Zero-shot material state segmentation suffers from synthetic data lacking real-world texture diversity and from costly, low-accuracy annotations of real images. Method: We propose a novel natural-pattern injection paradigm: unsupervised texture clustering and transfer embed authentic textures and patterns from natural images into SVBRDF/PBR-enhanced synthetic rendering pipelines, yielding physically accurate and visually realistic synthetic data. Contribution/Results: We establish the first cross-domain, multi-state zero-shot material state segmentation benchmark supporting partial-similarity annotations. We design a zero-shot semantic segmentation network tailored to this paradigm. On our benchmark, our method significantly outperforms mainstream foundation models and generalizes robustly across six+ domains (e.g., food, soil) and ten+ states (e.g., wet, dry, infected). We publicly release 300K textures, the full dataset, source code, and pre-trained models.

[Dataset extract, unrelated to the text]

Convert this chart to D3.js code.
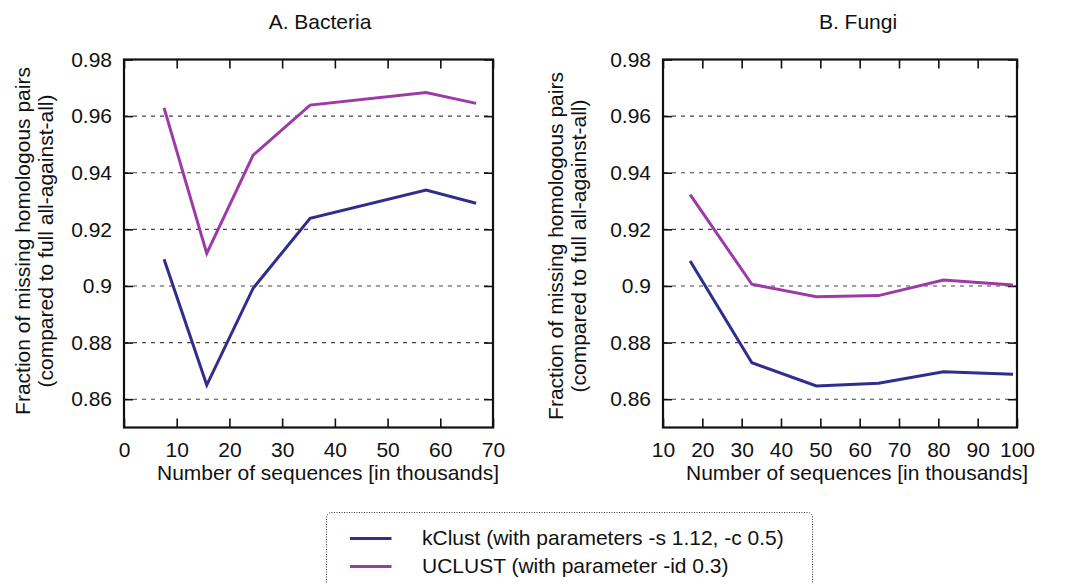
<!DOCTYPE html>
<html>
<head>
<meta charset="utf-8">
<script src="https://cdn.jsdelivr.net/npm/d3@7"></script>
<style>
  body { margin: 0; background: #fff; }
  svg text { font-family: "Liberation Sans", Arial, sans-serif; fill: #111; }
</style>
</head>
<body>
<div class="chart"></div>
<script>
// ---- data
var seriesNames = ["kClust (with parameters -s 1.12, -c 0.5)", "UCLUST (with parameter -id 0.3)"];
var seriesColors = ["#2e2e8f", "#9e3aa8"];

var bacteriaX = [7.6, 15.7, 24.5, 35.3, 57.3, 66.8];
var bacteriaKclust = [0.9094, 0.8650, 0.8992, 0.9239, 0.9339, 0.9292];
var bacteriaUclust = [0.9629, 0.9115, 0.9462, 0.9639, 0.9683, 0.9645];

var fungiX = [16.9, 32.6, 49.0, 64.8, 81.3, 99.0];
var fungiKclust = [0.9088, 0.8729, 0.8647, 0.8656, 0.8697, 0.8688];
var fungiUclust = [0.9323, 0.9006, 0.8962, 0.8966, 0.9021, 0.9003];

var yTicks = [0.86, 0.88, 0.9, 0.92, 0.94, 0.96, 0.98];
var bacteriaXTicks = [0, 10, 20, 30, 40, 50, 60, 70];
var fungiXTicks = [10, 20, 30, 40, 50, 60, 70, 80, 90, 100];

var panels = [
  { title: "A. Bacteria", left: 124, right: 493, xDomain: [0, 70], xTicks: bacteriaXTicks,
    x: bacteriaX, series: [bacteriaKclust, bacteriaUclust],
    titleX: 320, xTitleX: 328, yTitleX: 30, yTitleY: 241 },
  { title: "B. Fungi", left: 663, right: 1017, xDomain: [10, 100], xTicks: fungiXTicks,
    x: fungiX, series: [fungiKclust, fungiUclust],
    titleX: 858, xTitleX: 857, yTitleX: 563, yTitleY: 246 }
];

var width = 1075, height = 584;
var plotTop = 59.5, plotBottom = 427.5;
var fontSize = "21px";

var svg = d3.select(".chart")
  .append("svg")
    .attr("width", width)
    .attr("height", height);

var y = d3.scaleLinear()
  .domain([0.85, 0.98])
  .range([plotBottom, plotTop]);

panels.forEach(function(p) {
  var x = d3.scaleLinear()
    .domain(p.xDomain)
    .range([p.left, p.right]);

  var g = svg.append("g");

  // dashed grid
  g.selectAll(".grid")
    .data(yTicks.slice(0, -1))
    .enter()
    .append("line")
      .attr("x1", p.left).attr("x2", p.right)
      .attr("y1", function(d) { return y(d); })
      .attr("y2", function(d) { return y(d); })
      .attr("stroke", "#444")
      .attr("stroke-width", 1.1)
      .attr("stroke-dasharray", "4,5");

  // ---- X axis (bottom, inner ticks) + mirrored top ticks
  var xAxis = g.append("g")
    .attr("transform", "translate(0," + plotBottom + ")")
    .call(d3.axisBottom(x).tickValues(p.xTicks).tickSize(-9).tickPadding(14.5).tickFormat(d3.format("d")));
  xAxis.select(".domain").remove();
  xAxis.selectAll("line").attr("stroke", "#111").attr("stroke-width", 1.6);
  xAxis.selectAll("text").style("font-size", fontSize).attr("fill", "#111");

  var xTop = g.append("g")
    .attr("transform", "translate(0," + plotTop + ")")
    .call(d3.axisTop(x).tickValues(p.xTicks).tickSize(-9).tickFormat(""));
  xTop.select(".domain").remove();
  xTop.selectAll("line").attr("stroke", "#111").attr("stroke-width", 1.6);

  // ---- Y axis
  var yAxis = g.append("g")
    .attr("transform", "translate(" + p.left + ",0)")
    .call(d3.axisLeft(y).tickValues(yTicks).tickSize(-9).tickPadding(12).tickFormat(d3.format("")));
  yAxis.select(".domain").remove();
  yAxis.selectAll("line").attr("stroke", "#111").attr("stroke-width", 1.6);
  yAxis.selectAll("text").style("font-size", fontSize).attr("fill", "#111");

  var yRight = g.append("g")
    .attr("transform", "translate(" + p.right + ",0)")
    .call(d3.axisRight(y).tickValues(yTicks).tickSize(-9).tickFormat(""));
  yRight.select(".domain").remove();
  yRight.selectAll("line").attr("stroke", "#111").attr("stroke-width", 1.6);

  // frame
  g.append("rect")
    .attr("x", p.left).attr("y", plotTop)
    .attr("width", p.right - p.left).attr("height", plotBottom - plotTop)
    .attr("fill", "none")
    .attr("stroke", "#111")
    .attr("stroke-width", 2.2);

  // ---- lines
  var line = d3.line()
    .x(function(d) { return x(d[0]); })
    .y(function(d) { return y(d[1]); });

  p.series.forEach(function(vals, i) {
    g.append("path")
      .datum(p.x.map(function(v, j) { return [v, vals[j]]; }))
      .attr("fill", "none")
      .attr("stroke", seriesColors[i])
      .attr("stroke-width", 3)
      .attr("d", line);
  });

  // titles
  g.append("text")
    .attr("x", p.titleX).attr("y", 29)
    .attr("text-anchor", "middle")
    .style("font-size", fontSize)
    .text(p.title);

  g.append("text")
    .attr("x", p.xTitleX).attr("y", 480)
    .attr("text-anchor", "middle")
    .style("font-size", fontSize)
    .text("Number of sequences [in thousands]");

  var ty = g.append("text")
    .attr("transform", "translate(" + p.yTitleX + "," + p.yTitleY + ") rotate(-90)")
    .attr("text-anchor", "middle")
    .style("font-size", fontSize);
  ty.append("tspan").attr("x", 0).attr("dy", 0).text("Fraction of missing homologous pairs");
  ty.append("tspan").attr("x", 0).attr("dy", 22.5).text("(compared to full all-against-all)");
});

// ---- legend
var legend = svg.append("g");
legend.append("rect")
  .attr("x", 326.5).attr("y", 512.5)
  .attr("width", 486).attr("height", 90)
  .attr("rx", 5)
  .attr("fill", "none")
  .attr("stroke", "#333")
  .attr("stroke-width", 1)
  .attr("stroke-dasharray", "1,1.5");

seriesNames.forEach(function(name, i) {
  var ly = 538.5 + i * 28;
  legend.append("line")
    .attr("x1", 350).attr("x2", 391.5)
    .attr("y1", ly).attr("y2", ly)
    .attr("stroke", seriesColors[i])
    .attr("stroke-width", 3);
  legend.append("text")
    .attr("x", 422).attr("y", ly + 6.5)
    .style("font-size", fontSize)
    .text(name);
});
</script>
</body>
</html>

Visual recognition of materials and their states is essential for understanding the physical world, from identifying wet regions on surfaces or stains on fabrics to detecting infected areas on plants or minerals in rocks. Collecting data that captures this vast variability is complex due to the scattered and gradual nature of material states. Manually annotating real-world images is constrained by cost and precision, while synthetic data, although accurate and inexpensive, lacks real-world diversity. This work aims to bridge this gap by infusing patterns automatically extracted from real-world images into synthetic data. Hence, patterns collected from natural images are used to generate and map materials into synthetic scenes. This unsupervised approach captures the complexity of the real world while maintaining the precision and scalability of synthetic data. We also present the first comprehensive benchmark for zero-shot material state segmentation, utilizing real-world images across a diverse range of domains, including food, soils, construction, plants, liquids, and more, each appears in various states such as wet, dry, infected, cooked, burned, and many others. The annotation includes partial similarity between regions with similar but not identical materials and hard segmentation of only identical material states. This benchmark eluded top foundation models, exposing the limitations of existing data collection methods. Meanwhile, nets trained on the infused data performed significantly better on this and related tasks. The dataset, code, and trained model are available. We also share 300,000 extracted textures and SVBRDF/PBR materials to facilitate future datasets generation.